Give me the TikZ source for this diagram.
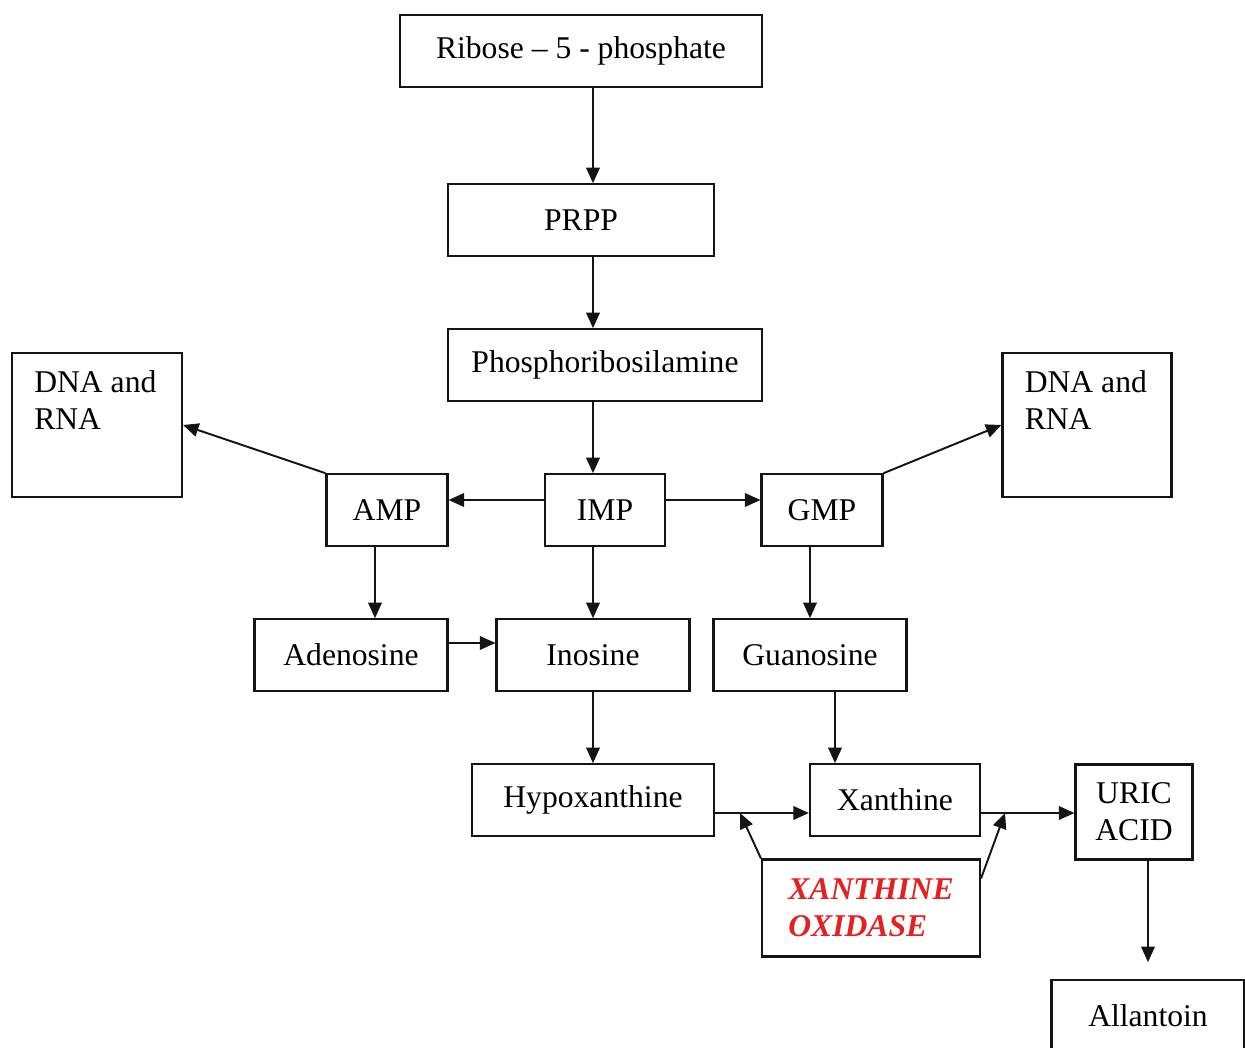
\documentclass[tikz,border=0pt]{standalone}
\usepackage{fontspec}
\setmainfont{Liberation Serif}
\usetikzlibrary{arrows.meta,positioning}
\definecolor{xored}{RGB}{228,32,32}
\definecolor{ink}{RGB}{20,20,20}
\tikzset{
  >={Triangle[length=3.1mm,width=2.7mm]},
  box/.style={draw=ink,line width=1.2pt,fill=white,minimum width=#1,minimum height=14.3mm,
    inner sep=2pt,align=center,font=\fontsize{18}{21}\selectfont},
  box/.default=24mm,
  flow/.style={->,line width=1.1pt,draw=ink},
  corner text/.style={anchor=north west,align=left,inner sep=0pt,xshift=4.6mm,yshift=-3.6mm,
    font=\fontsize{18}{21}\selectfont},
}
\begin{document}
\begin{tikzpicture}[x=0.2mm,y=-0.2mm]
  \useasboundingbox (0,0) rectangle (1245,1048);
  \node[box=72.4mm] (ribose) at (581,51) {Ribose -- 5 - phosphate};
  \node[box=53.2mm] (prpp) at (581,220) {PRPP};
  \node[box=62.8mm] (phos) at (605,365) {Phosphoribosilamine};
  \node[box=34mm,minimum height=28.8mm,label={[corner text]north west:DNA and\\RNA}] (dnaL) at (97,425) {};
  \node[box=33.8mm,minimum height=28.8mm,label={[corner text]north west:DNA and\\RNA}] (dnaR) at (1087,425) {};
  \node[box=24.2mm] (amp) at (387,510) {AMP};
  \node[box] (imp) at (605,510) {IMP};
  \node[box=24.2mm] (gmp) at (822,510) {GMP};
  \node[box=38.6mm] (adeno) at (351,655) {Adenosine};
  \node[box=38.6mm] (ino) at (593,655) {Inosine};
  \node[box=38.6mm] (guano) at (810,655) {Guanosine};
  \node[box=48.4mm] (hypox) at (593,800) {Hypoxanthine};
  \node[box=34mm] (xan) at (895,800) {Xanthine};
  \node[box=23.4mm,minimum height=19mm] (uric) at (1134,812) {URIC\\ACID};
  \node[box=43.6mm,minimum height=19.4mm,align=left,text=xored,
    font=\fontsize{18}{21}\selectfont\bfseries\itshape] (xo) at (871,908) {XANTHINE\\OXIDASE};
  \node[box=38.6mm] (allan) at (1148,1016) {Allantoin};
  % free ends of the enzyme arrows
  \coordinate (xoL) at (740,813);
  \coordinate (xoR) at (1005,813);

  \draw[flow] (ribose.south -| ino) -- (prpp.north -| ino);
  \draw[flow] (prpp.south -| ino) -- (phos.north -| ino);
  \draw[flow] (phos.south -| ino) -- (imp.north -| ino);
  \draw[flow] ([yshift=2mm]imp.west) -- ([yshift=2mm]amp.east);
  \draw[flow] ([yshift=2mm]imp.east) -- ([yshift=2mm]gmp.west);
  \draw[flow] (amp.north west) -- (dnaL.east);
  \draw[flow] (gmp.north east) -- (dnaR.west);
  \draw[flow] ([xshift=-2.4mm]amp.south) coordinate (a) -- (a |- adeno.north);
  \draw[flow] (imp.south -| ino) -- (ino.north);
  \draw[flow] (gmp.south -| guano) -- (guano.north);
  \draw[flow] ([yshift=2.4mm]adeno.east) -- ([yshift=2.4mm]ino.west);
  \draw[flow] (ino.south) -- (hypox.north -| ino);
  \draw[flow] ([xshift=5mm]guano.south) coordinate (g) -- (g |- xan.north);
  \draw[flow] (hypox.east |- xoL) -- (xan.west |- xoL);
  \draw[flow] (xan.east |- xoR) -- (uric.west |- xoR);
  \draw[flow] (xo.north west) -- (xoL);
  \draw[flow] ([yshift=-4mm]xo.north east) -- (xoR);
  \draw[flow,shorten >=3.4mm] (uric.south -| allan) -- (allan.north);
\end{tikzpicture}
\end{document}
══════════
**GOAL OF THE EXERCISE**. Return, unchanged, the lines from the first line of the material through the line that holds "(xoR) at (1005,813);", inclusive, omitting pictures.

**COMPLETED EXERCISE**.
Give me the TikZ source for this diagram.
\documentclass[tikz,border=0pt]{standalone}
\usepackage{fontspec}
\setmainfont{Liberation Serif}
\usetikzlibrary{arrows.meta,positioning}
\definecolor{xored}{RGB}{228,32,32}
\definecolor{ink}{RGB}{20,20,20}
\tikzset{
  >={Triangle[length=3.1mm,width=2.7mm]},
  box/.style={draw=ink,line width=1.2pt,fill=white,minimum width=#1,minimum height=14.3mm,
    inner sep=2pt,align=center,font=\fontsize{18}{21}\selectfont},
  box/.default=24mm,
  flow/.style={->,line width=1.1pt,draw=ink},
  corner text/.style={anchor=north west,align=left,inner sep=0pt,xshift=4.6mm,yshift=-3.6mm,
    font=\fontsize{18}{21}\selectfont},
}
\begin{document}
\begin{tikzpicture}[x=0.2mm,y=-0.2mm]
  \useasboundingbox (0,0) rectangle (1245,1048);
  \node[box=72.4mm] (ribose) at (581,51) {Ribose -- 5 - phosphate};
  \node[box=53.2mm] (prpp) at (581,220) {PRPP};
  \node[box=62.8mm] (phos) at (605,365) {Phosphoribosilamine};
  \node[box=34mm,minimum height=28.8mm,label={[corner text]north west:DNA and\\RNA}] (dnaL) at (97,425) {};
  \node[box=33.8mm,minimum height=28.8mm,label={[corner text]north west:DNA and\\RNA}] (dnaR) at (1087,425) {};
  \node[box=24.2mm] (amp) at (387,510) {AMP};
  \node[box] (imp) at (605,510) {IMP};
  \node[box=24.2mm] (gmp) at (822,510) {GMP};
  \node[box=38.6mm] (adeno) at (351,655) {Adenosine};
  \node[box=38.6mm] (ino) at (593,655) {Inosine};
  \node[box=38.6mm] (guano) at (810,655) {Guanosine};
  \node[box=48.4mm] (hypox) at (593,800) {Hypoxanthine};
  \node[box=34mm] (xan) at (895,800) {Xanthine};
  \node[box=23.4mm,minimum height=19mm] (uric) at (1134,812) {URIC\\ACID};
  \node[box=43.6mm,minimum height=19.4mm,align=left,text=xored,
    font=\fontsize{18}{21}\selectfont\bfseries\itshape] (xo) at (871,908) {XANTHINE\\OXIDASE};
  \node[box=38.6mm] (allan) at (1148,1016) {Allantoin};
  % free ends of the enzyme arrows
  \coordinate (xoL) at (740,813);
  \coordinate (xoR) at (1005,813);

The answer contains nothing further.